A un momento drammatico della storia della zona, il terremoto del 1997, si collega un’altra importante opera contemporanea, la chiesa di San Paolo Apostolo progettata dallo Studio Fuksas, che sorge in periferia. Con una forte valenza simbolica di ritorno alla vita e alla normalità, il colossale edificio è stato infatti costruito nel luogo dove era stato collocato il grande campo di container allestito dopo il sisma. L’esterno ha l’aspetto di un nudo parallelepipedo in cemento, ma l’interno sorprende: «Massimiliano Fuksas ha concepito una chiesa nella chiesa» sottolinea Tomassoni. Superato l’ingresso vetrato, infatti, si scopre un secondo parallelepipedo cavo che pende dal soffitto, sospeso a qualche metro dal suolo, incorniciando l’area liturgica.
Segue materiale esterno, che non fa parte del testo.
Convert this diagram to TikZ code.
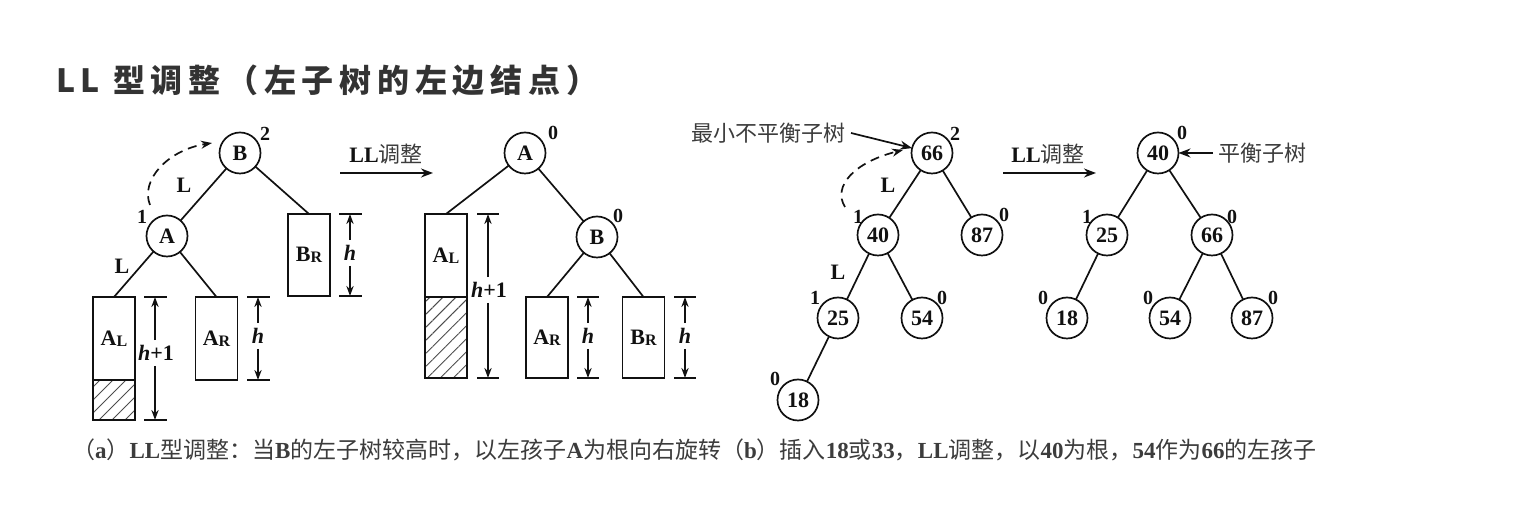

La geometria essenziale delle forme crea uno spazio totalmente “altro”, in cui esplorare la dimensione del sacro. L’esperienza si completa percorrendo il perimetro del parallelepipedo maggiore, scandito dalle 14 stazioni della Via Crucis create da Mimmo Paladino: in terracotta e ferro, le opere evocano la Passione di Gesù per simboli o frammenti, con pochi ed essenziali oggetti.